GIVEN MATERIAL:
○ ○ ○ ○ ○ ○ ○

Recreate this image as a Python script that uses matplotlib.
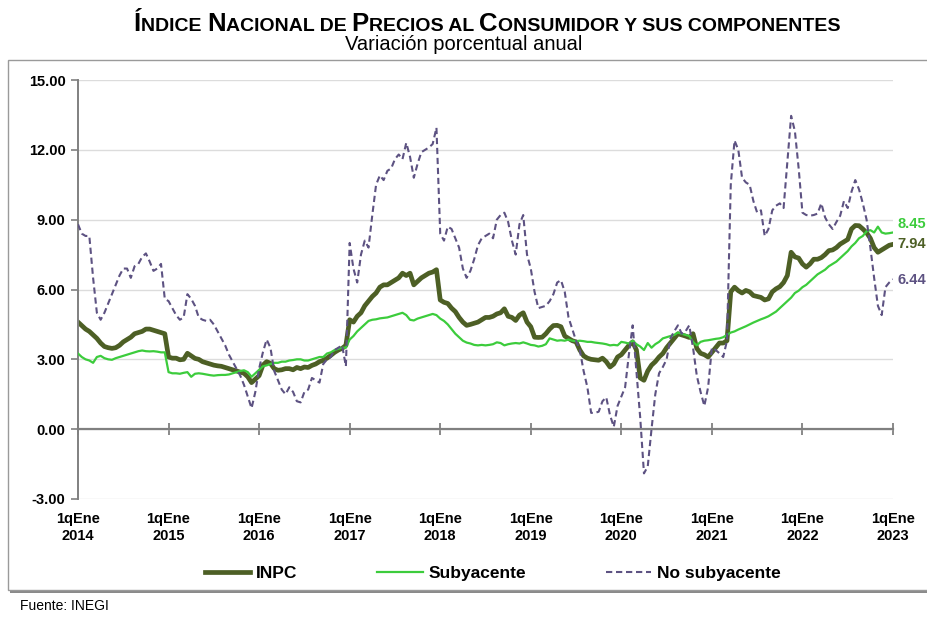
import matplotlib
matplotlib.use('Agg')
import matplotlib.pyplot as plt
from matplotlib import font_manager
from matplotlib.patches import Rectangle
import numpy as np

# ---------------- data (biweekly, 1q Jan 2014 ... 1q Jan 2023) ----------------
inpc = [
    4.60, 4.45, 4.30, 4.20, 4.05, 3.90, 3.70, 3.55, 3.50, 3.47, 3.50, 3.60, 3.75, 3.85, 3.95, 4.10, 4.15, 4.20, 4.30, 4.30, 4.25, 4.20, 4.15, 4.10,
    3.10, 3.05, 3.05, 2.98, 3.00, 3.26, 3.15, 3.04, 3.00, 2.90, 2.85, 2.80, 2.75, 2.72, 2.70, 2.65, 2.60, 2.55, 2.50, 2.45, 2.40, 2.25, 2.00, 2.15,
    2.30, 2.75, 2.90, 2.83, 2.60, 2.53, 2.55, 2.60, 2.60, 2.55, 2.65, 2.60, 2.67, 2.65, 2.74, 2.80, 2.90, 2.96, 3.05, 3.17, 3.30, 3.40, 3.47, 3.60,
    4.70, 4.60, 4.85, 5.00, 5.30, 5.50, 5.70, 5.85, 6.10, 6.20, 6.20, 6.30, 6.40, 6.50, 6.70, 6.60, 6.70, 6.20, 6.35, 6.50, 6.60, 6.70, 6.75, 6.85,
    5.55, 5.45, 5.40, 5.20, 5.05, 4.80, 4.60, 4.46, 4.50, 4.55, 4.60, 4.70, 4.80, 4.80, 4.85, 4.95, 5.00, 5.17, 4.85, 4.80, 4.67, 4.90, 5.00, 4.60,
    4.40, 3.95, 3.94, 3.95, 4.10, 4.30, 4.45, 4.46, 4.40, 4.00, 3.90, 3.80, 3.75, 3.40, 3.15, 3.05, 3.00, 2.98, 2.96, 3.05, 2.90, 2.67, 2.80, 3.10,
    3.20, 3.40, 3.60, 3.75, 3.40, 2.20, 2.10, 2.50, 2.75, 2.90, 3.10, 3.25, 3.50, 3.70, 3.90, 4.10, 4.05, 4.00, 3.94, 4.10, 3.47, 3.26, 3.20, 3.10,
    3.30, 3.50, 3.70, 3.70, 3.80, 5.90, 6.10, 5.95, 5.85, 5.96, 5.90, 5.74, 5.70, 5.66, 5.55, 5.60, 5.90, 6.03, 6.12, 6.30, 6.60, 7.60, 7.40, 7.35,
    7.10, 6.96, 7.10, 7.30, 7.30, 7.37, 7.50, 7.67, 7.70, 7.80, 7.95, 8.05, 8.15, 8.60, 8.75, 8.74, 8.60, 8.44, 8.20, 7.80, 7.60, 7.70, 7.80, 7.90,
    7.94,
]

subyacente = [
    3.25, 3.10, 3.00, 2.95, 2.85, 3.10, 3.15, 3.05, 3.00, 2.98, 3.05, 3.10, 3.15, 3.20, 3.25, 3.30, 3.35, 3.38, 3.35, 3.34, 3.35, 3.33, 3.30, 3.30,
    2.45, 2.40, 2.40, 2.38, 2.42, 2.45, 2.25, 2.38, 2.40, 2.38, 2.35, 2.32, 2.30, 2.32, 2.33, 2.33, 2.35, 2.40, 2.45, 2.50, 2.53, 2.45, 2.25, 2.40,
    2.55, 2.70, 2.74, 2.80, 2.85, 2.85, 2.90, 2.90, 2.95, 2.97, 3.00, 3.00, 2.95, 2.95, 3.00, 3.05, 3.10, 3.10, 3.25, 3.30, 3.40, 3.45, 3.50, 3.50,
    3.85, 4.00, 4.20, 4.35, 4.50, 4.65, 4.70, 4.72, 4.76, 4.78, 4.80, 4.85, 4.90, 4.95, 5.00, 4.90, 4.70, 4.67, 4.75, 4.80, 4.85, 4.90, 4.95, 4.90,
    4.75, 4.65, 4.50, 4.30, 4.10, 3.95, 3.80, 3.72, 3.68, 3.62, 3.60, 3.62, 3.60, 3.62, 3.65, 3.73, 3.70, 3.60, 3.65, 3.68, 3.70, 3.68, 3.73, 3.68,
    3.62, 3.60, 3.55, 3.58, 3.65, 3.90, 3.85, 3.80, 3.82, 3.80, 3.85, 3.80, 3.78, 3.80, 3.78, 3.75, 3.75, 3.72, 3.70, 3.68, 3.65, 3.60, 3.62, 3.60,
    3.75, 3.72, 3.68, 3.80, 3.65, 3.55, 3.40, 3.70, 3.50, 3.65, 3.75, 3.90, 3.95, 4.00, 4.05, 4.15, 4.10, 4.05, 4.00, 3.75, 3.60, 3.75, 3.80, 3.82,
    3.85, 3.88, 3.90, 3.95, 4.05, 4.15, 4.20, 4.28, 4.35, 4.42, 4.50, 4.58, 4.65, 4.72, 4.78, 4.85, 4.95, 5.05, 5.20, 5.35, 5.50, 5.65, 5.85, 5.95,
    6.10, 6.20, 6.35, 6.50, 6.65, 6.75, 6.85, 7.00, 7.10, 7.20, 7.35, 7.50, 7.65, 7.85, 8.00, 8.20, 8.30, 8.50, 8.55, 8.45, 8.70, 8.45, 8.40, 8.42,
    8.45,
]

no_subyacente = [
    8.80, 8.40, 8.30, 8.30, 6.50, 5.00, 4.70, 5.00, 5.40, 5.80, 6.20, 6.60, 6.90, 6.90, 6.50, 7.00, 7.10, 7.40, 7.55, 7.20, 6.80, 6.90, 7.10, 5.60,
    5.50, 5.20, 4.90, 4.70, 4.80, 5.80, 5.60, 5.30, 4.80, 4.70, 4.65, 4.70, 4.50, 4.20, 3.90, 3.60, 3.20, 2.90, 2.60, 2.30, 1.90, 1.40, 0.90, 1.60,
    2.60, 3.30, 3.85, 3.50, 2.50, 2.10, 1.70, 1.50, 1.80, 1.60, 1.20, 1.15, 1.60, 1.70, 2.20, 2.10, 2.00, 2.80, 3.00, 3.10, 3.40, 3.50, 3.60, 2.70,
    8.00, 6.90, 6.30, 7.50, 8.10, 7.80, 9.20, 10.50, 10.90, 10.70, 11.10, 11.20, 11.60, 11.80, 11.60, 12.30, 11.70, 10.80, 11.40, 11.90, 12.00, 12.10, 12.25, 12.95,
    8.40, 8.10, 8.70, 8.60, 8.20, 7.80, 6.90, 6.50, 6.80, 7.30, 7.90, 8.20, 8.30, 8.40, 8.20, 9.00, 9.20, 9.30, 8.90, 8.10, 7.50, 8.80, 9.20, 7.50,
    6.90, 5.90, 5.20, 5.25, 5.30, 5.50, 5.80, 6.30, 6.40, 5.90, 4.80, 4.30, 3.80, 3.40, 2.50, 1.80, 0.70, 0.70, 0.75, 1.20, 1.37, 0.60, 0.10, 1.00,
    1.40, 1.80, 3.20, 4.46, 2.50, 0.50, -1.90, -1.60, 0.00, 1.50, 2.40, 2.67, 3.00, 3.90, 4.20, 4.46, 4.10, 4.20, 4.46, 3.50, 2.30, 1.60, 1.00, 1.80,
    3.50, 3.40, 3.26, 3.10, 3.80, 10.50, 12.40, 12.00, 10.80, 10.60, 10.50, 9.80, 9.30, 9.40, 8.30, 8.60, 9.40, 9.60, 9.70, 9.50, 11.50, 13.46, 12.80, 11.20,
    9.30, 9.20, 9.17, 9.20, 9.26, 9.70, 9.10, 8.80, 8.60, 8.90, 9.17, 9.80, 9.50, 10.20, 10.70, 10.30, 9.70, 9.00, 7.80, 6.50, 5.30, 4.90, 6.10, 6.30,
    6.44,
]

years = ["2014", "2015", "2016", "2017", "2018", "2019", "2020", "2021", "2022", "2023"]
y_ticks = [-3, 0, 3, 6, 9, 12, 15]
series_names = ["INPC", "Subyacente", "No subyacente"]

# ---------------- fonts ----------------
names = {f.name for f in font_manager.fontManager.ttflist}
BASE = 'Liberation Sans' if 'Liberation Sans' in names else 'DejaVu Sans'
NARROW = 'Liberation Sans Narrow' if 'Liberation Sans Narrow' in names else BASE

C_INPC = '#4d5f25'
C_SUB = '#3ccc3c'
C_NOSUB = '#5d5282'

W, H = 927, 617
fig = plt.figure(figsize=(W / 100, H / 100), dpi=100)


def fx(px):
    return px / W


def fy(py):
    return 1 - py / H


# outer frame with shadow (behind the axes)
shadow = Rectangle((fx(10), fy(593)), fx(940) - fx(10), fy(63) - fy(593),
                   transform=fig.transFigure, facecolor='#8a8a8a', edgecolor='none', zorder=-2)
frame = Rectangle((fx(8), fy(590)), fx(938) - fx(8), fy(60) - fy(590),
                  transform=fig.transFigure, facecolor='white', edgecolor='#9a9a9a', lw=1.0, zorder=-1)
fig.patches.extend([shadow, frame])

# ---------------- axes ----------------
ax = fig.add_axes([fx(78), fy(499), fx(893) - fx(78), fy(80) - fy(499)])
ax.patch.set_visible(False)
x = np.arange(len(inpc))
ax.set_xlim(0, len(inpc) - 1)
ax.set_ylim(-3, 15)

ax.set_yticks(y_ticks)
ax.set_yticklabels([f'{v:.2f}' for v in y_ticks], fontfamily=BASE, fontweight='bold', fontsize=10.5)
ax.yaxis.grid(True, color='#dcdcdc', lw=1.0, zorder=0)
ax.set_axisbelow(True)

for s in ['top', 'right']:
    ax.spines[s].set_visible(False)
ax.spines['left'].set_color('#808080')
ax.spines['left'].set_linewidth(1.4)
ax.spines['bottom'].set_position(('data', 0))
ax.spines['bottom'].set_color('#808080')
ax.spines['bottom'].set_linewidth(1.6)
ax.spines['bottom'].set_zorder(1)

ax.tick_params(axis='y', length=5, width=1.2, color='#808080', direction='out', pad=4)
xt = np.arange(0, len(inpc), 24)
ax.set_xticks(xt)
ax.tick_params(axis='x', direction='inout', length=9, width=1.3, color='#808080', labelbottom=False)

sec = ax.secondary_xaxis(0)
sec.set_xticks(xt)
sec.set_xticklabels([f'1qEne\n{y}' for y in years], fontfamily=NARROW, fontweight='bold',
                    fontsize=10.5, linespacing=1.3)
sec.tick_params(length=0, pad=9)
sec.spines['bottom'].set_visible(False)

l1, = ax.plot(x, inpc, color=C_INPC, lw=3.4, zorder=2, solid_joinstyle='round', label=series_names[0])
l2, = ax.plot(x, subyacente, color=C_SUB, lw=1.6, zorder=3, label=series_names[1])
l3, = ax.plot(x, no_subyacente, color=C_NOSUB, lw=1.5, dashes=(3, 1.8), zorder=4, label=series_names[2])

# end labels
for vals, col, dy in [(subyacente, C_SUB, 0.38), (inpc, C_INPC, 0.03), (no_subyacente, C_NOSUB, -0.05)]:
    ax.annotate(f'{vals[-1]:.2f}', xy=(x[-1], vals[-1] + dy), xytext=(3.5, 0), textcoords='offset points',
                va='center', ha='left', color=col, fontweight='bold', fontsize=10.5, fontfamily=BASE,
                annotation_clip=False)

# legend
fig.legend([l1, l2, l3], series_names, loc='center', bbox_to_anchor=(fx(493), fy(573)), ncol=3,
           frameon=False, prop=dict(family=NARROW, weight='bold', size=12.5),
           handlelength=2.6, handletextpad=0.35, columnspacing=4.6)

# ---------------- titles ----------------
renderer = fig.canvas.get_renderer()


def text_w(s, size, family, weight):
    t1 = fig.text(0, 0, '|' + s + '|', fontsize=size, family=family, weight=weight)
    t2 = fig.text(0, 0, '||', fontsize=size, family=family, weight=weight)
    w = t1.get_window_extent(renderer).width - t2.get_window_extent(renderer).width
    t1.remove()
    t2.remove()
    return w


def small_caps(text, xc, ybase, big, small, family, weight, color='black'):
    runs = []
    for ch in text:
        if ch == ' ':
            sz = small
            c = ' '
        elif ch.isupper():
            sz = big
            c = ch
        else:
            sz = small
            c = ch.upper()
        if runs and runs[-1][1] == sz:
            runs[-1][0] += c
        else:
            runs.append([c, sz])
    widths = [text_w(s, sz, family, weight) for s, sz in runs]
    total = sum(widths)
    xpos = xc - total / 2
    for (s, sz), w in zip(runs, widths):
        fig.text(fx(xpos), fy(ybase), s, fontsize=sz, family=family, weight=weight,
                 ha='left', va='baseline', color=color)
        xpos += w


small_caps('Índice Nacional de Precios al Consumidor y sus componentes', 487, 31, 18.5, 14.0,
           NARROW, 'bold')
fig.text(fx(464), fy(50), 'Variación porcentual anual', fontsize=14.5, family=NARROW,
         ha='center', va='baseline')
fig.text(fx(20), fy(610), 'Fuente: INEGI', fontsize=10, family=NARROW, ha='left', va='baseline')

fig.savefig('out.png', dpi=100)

○ ○ ○ ○ ○ ○ ○

TASK DESCRIPTION: From the listing above, report the number of lines containing the string "matplotlib", without any accompanying remarks.

SOLUTION TO THIS EXERCISE: 6